--- Supplied material ---
--- BEGIN ---
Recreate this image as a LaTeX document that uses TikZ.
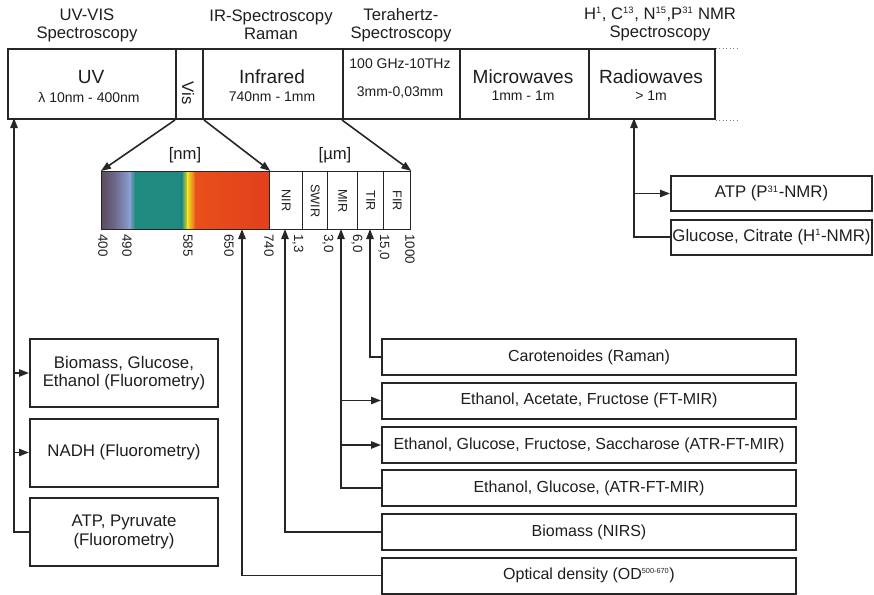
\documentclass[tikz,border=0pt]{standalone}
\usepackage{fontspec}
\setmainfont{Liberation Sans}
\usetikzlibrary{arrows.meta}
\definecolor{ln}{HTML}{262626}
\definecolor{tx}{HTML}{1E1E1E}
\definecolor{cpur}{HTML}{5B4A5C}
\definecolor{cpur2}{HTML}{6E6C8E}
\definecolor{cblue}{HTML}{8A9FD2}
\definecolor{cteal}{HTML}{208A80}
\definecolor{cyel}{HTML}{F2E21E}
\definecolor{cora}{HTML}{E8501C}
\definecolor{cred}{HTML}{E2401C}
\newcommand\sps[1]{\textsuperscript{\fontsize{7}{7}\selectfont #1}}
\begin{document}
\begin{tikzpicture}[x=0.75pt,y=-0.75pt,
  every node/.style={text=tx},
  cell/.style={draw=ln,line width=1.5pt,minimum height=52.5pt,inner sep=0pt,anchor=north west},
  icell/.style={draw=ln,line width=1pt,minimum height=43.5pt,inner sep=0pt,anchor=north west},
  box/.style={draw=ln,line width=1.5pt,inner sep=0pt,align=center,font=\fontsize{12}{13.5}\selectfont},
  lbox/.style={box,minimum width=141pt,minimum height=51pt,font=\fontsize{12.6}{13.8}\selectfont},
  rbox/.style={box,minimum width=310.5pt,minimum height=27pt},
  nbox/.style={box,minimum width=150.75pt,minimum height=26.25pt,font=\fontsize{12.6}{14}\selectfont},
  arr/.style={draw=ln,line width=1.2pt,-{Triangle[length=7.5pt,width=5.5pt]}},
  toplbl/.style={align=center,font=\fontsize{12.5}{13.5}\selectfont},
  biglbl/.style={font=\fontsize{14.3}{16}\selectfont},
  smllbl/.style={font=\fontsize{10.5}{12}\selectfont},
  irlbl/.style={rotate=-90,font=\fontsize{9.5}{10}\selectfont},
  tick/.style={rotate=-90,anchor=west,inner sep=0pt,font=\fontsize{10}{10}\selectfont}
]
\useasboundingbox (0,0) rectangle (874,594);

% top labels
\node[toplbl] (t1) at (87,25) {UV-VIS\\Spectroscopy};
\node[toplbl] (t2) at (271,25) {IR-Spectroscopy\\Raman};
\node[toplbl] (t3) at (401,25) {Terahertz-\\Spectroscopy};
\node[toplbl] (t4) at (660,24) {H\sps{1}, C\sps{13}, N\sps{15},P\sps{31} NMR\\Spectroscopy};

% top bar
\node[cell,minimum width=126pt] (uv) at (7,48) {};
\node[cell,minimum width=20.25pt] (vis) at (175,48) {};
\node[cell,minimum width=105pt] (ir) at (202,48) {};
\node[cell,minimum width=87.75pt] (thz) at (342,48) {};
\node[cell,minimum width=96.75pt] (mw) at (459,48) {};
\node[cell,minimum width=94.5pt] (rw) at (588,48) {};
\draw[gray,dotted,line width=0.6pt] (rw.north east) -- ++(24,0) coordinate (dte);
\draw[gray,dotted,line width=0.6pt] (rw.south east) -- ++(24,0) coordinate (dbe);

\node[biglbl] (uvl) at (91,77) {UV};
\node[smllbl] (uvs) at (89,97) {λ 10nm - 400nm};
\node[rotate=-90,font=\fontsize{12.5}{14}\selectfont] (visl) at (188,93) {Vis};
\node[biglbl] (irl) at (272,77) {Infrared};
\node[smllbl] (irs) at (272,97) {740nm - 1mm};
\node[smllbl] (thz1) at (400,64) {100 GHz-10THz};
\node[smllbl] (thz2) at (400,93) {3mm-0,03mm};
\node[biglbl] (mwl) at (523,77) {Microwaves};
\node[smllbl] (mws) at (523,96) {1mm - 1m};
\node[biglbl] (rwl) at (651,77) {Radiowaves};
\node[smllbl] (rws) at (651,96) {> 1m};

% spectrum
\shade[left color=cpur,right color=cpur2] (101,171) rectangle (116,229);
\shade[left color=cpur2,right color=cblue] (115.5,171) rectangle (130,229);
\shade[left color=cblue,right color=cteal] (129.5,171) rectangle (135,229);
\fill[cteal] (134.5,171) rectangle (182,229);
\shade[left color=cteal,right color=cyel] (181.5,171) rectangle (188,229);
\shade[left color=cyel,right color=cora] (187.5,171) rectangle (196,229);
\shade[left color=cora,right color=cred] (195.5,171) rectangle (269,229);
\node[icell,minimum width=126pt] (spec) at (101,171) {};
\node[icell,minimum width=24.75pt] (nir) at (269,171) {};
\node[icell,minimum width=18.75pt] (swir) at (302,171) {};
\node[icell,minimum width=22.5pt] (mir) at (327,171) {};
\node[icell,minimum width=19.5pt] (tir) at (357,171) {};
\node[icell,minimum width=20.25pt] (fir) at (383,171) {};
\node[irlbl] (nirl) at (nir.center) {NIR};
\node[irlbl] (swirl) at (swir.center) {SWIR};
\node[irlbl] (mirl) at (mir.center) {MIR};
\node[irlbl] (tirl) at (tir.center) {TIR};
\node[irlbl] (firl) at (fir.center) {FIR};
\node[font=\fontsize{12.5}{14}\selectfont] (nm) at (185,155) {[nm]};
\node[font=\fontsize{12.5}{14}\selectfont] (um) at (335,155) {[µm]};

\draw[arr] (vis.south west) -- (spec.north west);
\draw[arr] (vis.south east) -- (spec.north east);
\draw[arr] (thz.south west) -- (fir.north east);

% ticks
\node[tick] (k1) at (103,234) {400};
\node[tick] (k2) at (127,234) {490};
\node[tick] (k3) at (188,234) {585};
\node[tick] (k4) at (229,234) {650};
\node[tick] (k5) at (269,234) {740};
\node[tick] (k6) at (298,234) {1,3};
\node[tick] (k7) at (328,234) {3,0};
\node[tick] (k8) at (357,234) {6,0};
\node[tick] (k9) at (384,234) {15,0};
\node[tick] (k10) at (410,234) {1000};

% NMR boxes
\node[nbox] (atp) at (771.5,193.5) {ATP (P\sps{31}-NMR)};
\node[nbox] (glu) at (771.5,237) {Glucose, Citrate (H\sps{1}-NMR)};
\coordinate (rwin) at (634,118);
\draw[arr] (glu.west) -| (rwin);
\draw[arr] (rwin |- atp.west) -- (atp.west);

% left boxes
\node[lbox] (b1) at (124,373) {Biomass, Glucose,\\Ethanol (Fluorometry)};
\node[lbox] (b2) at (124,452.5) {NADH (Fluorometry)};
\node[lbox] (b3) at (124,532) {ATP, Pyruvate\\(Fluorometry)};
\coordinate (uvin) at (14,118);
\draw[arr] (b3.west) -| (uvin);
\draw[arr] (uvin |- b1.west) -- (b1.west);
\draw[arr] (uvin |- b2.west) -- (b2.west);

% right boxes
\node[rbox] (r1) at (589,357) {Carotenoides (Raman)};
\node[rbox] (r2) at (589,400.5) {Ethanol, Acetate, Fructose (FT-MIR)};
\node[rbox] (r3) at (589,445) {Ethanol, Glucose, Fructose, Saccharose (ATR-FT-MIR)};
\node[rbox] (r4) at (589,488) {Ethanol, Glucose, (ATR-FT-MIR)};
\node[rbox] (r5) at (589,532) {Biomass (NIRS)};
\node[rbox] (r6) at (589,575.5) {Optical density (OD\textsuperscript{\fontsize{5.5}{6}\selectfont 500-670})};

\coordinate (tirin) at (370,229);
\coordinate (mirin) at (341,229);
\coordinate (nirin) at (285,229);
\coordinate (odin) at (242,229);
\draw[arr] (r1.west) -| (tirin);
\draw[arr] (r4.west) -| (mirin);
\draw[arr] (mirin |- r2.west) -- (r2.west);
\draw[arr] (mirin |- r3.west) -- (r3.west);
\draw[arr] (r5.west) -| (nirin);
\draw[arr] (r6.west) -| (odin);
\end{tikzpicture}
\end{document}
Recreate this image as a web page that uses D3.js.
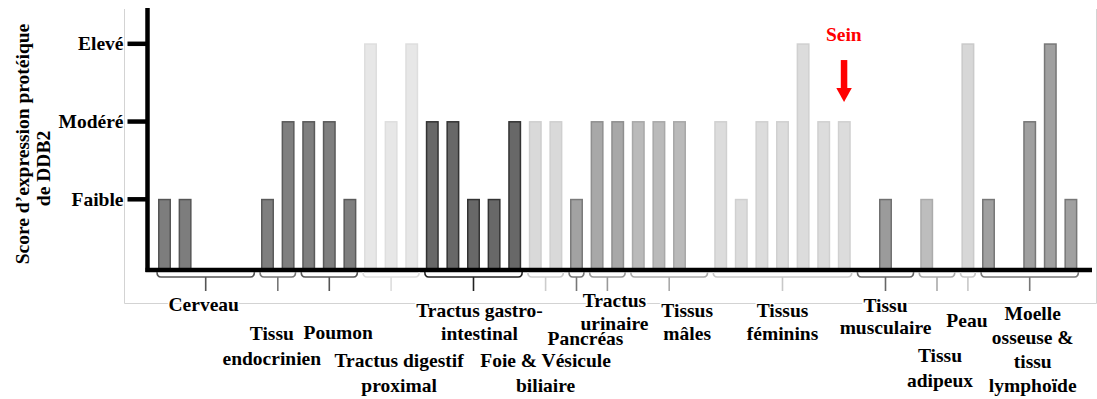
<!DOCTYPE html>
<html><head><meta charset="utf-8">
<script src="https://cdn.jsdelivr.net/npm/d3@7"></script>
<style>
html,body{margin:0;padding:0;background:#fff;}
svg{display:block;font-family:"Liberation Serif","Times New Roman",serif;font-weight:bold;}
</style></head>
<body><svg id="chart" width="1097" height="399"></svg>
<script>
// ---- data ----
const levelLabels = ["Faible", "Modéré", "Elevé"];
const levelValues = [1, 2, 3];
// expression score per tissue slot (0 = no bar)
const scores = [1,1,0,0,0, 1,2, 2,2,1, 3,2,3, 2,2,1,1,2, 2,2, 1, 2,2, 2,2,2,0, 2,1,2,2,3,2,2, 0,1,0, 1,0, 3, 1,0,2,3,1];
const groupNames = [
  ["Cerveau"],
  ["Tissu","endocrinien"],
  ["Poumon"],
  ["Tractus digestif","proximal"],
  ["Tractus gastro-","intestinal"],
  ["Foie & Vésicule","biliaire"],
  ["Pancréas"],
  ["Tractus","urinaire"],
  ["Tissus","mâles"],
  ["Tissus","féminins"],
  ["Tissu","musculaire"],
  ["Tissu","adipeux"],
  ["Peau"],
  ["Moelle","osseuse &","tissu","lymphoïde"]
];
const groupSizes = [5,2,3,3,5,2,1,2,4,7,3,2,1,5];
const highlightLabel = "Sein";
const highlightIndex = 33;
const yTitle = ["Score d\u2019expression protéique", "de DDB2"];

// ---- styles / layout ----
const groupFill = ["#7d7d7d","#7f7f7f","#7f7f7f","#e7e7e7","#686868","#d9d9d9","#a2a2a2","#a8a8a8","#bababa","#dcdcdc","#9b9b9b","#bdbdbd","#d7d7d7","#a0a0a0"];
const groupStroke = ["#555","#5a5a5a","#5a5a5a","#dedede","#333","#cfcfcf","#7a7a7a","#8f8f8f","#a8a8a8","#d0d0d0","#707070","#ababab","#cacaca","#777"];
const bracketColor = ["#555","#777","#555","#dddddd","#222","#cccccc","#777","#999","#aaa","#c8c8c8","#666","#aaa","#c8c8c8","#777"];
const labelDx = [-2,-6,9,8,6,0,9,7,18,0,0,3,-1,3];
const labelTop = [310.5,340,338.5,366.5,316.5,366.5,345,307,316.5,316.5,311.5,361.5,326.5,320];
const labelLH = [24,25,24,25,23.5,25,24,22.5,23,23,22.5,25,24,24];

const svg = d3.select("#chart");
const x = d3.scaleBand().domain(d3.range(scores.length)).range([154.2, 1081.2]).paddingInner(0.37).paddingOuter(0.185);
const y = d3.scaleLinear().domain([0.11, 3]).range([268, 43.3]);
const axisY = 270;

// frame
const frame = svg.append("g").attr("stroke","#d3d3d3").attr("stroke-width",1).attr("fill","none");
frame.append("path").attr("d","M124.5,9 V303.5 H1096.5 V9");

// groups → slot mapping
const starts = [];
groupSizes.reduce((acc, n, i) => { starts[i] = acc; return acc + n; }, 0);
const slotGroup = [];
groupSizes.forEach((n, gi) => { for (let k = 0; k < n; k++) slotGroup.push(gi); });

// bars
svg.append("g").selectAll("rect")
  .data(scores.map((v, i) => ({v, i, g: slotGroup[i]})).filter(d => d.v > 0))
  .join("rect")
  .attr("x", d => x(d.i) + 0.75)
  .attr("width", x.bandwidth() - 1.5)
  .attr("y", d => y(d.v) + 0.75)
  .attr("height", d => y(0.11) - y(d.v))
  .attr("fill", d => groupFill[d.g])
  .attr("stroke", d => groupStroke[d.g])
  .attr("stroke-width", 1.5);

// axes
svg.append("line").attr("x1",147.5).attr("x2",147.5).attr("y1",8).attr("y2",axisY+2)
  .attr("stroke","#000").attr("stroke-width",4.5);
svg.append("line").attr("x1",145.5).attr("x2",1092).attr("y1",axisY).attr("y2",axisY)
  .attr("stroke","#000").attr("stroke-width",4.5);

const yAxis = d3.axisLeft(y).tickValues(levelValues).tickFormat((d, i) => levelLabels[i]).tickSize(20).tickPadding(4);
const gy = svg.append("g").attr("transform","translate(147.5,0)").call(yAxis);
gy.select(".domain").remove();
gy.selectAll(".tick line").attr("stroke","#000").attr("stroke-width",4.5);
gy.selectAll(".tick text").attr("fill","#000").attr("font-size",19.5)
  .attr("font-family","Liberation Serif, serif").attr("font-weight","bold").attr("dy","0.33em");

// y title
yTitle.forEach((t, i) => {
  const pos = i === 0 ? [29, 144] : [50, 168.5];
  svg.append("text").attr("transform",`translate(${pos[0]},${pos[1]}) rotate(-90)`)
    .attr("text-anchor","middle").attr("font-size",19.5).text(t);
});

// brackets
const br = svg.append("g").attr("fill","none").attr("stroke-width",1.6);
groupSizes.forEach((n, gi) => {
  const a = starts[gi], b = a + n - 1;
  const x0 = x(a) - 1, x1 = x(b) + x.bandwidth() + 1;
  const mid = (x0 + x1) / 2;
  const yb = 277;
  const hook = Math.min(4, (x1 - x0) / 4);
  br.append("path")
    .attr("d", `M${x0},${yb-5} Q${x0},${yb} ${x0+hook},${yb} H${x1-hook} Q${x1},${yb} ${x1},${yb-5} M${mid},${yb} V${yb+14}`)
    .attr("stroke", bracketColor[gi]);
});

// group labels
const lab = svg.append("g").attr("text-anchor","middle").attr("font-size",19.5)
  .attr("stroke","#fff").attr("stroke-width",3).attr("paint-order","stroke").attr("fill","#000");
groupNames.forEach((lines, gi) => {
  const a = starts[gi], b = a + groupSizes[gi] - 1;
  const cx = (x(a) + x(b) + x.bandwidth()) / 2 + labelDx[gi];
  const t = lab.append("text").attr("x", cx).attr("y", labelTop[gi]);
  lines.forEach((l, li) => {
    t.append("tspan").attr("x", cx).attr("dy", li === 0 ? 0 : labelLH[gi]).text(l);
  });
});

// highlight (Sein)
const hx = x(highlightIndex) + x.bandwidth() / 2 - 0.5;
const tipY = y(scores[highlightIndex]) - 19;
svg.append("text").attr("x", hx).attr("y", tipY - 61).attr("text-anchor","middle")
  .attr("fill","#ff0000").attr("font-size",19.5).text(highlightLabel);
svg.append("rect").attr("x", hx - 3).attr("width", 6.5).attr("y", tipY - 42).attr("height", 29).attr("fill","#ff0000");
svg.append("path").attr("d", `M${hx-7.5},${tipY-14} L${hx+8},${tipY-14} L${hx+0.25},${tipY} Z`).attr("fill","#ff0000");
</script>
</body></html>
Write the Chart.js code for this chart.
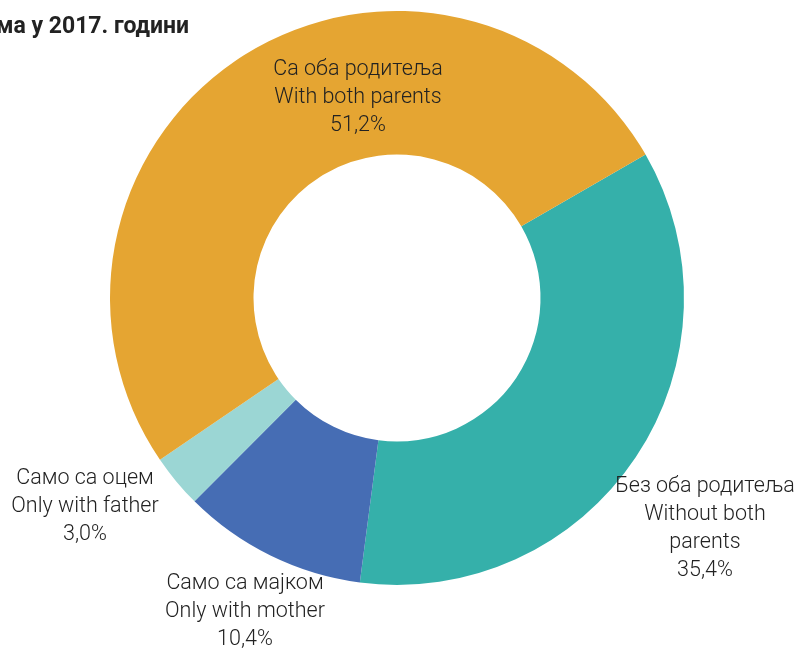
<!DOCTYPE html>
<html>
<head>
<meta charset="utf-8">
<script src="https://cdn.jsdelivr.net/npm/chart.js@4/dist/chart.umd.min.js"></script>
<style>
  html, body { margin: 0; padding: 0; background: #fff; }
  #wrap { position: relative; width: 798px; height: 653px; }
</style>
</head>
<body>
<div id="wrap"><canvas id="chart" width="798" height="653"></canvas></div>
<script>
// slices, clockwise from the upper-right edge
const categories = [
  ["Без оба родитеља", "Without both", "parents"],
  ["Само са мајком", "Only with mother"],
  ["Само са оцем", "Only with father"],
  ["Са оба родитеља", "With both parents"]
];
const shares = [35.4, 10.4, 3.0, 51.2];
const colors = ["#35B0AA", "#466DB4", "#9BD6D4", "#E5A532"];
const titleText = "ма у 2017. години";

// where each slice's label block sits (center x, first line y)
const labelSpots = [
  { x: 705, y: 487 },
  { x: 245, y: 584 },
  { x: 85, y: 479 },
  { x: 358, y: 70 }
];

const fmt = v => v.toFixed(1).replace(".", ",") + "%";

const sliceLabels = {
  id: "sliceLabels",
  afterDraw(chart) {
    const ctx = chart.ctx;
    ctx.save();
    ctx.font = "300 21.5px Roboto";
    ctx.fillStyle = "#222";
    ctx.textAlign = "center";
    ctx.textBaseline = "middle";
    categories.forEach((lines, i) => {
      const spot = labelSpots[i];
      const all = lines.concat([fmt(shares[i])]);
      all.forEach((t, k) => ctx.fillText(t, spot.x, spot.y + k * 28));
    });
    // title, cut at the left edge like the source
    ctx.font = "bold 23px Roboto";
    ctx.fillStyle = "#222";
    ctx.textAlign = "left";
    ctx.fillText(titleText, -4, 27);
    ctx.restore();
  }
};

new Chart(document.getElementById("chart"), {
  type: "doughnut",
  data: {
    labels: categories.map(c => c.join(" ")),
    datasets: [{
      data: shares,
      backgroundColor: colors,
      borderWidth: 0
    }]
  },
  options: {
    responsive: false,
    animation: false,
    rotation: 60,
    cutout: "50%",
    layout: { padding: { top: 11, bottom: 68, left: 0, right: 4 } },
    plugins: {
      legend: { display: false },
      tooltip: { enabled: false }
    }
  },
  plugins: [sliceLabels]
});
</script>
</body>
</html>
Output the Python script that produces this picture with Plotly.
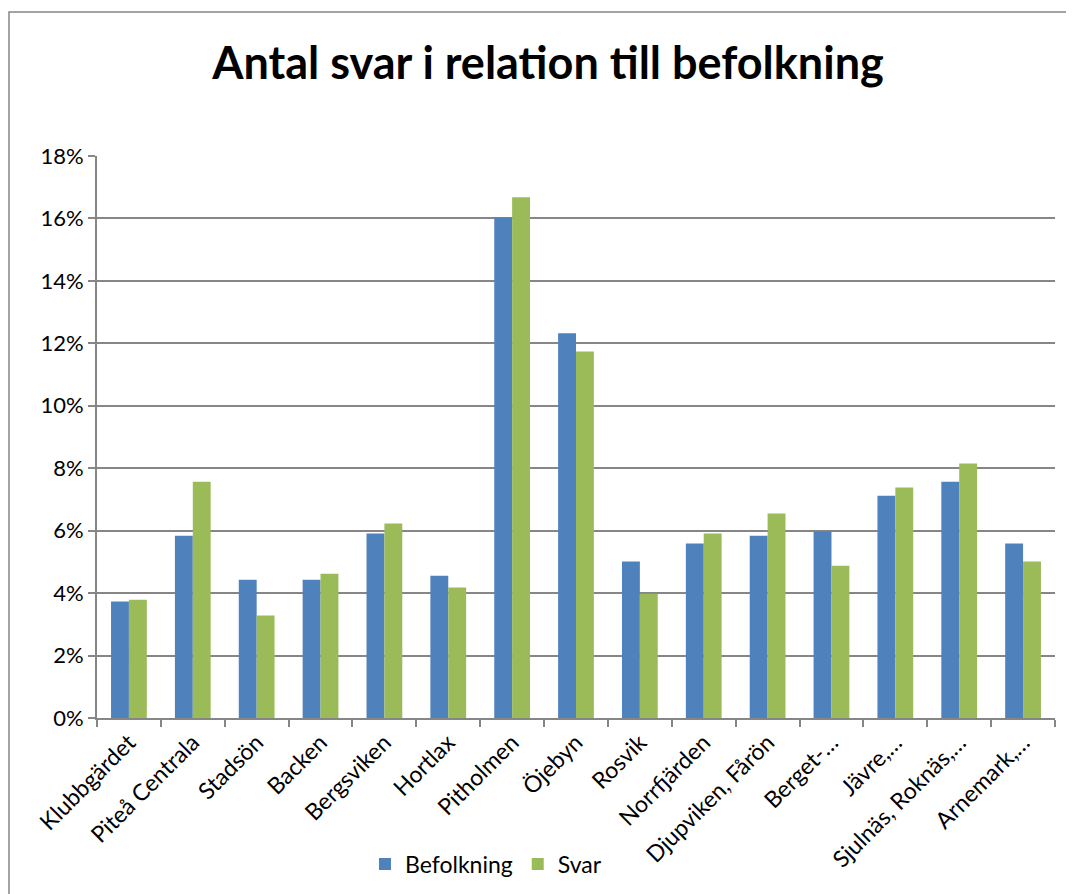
--- END ---
--- Task ---
Copy nothing but the lines above from the one with "Write the Chart.js code for this chart." to the one with "const fmt = v", inclusive, word for word. Leave every picture out.

--- Exercise result ---
Write the Chart.js code for this chart.
<!DOCTYPE html>
<html>
<head>
<meta charset="utf-8">
<script src="https://cdn.jsdelivr.net/npm/chart.js@4/dist/chart.umd.min.js"></script>
<style>
  html, body { margin: 0; padding: 0; background: #fff; }
  #wrap { position: relative; width: 798px; height: 653px; }
</style>
</head>
<body>
<div id="wrap"><canvas id="chart" width="798" height="653"></canvas></div>
<script>
// slices, clockwise from the upper-right edge
const categories = [
  ["Без оба родитеља", "Without both", "parents"],
  ["Само са мајком", "Only with mother"],
  ["Само са оцем", "Only with father"],
  ["Са оба родитеља", "With both parents"]
];
const shares = [35.4, 10.4, 3.0, 51.2];
const colors = ["#35B0AA", "#466DB4", "#9BD6D4", "#E5A532"];
const titleText = "ма у 2017. години";

// where each slice's label block sits (center x, first line y)
const labelSpots = [
  { x: 705, y: 487 },
  { x: 245, y: 584 },
  { x: 85, y: 479 },
  { x: 358, y: 70 }
];

const fmt = v => v.toFixed(1).replace(".", ",") + "%";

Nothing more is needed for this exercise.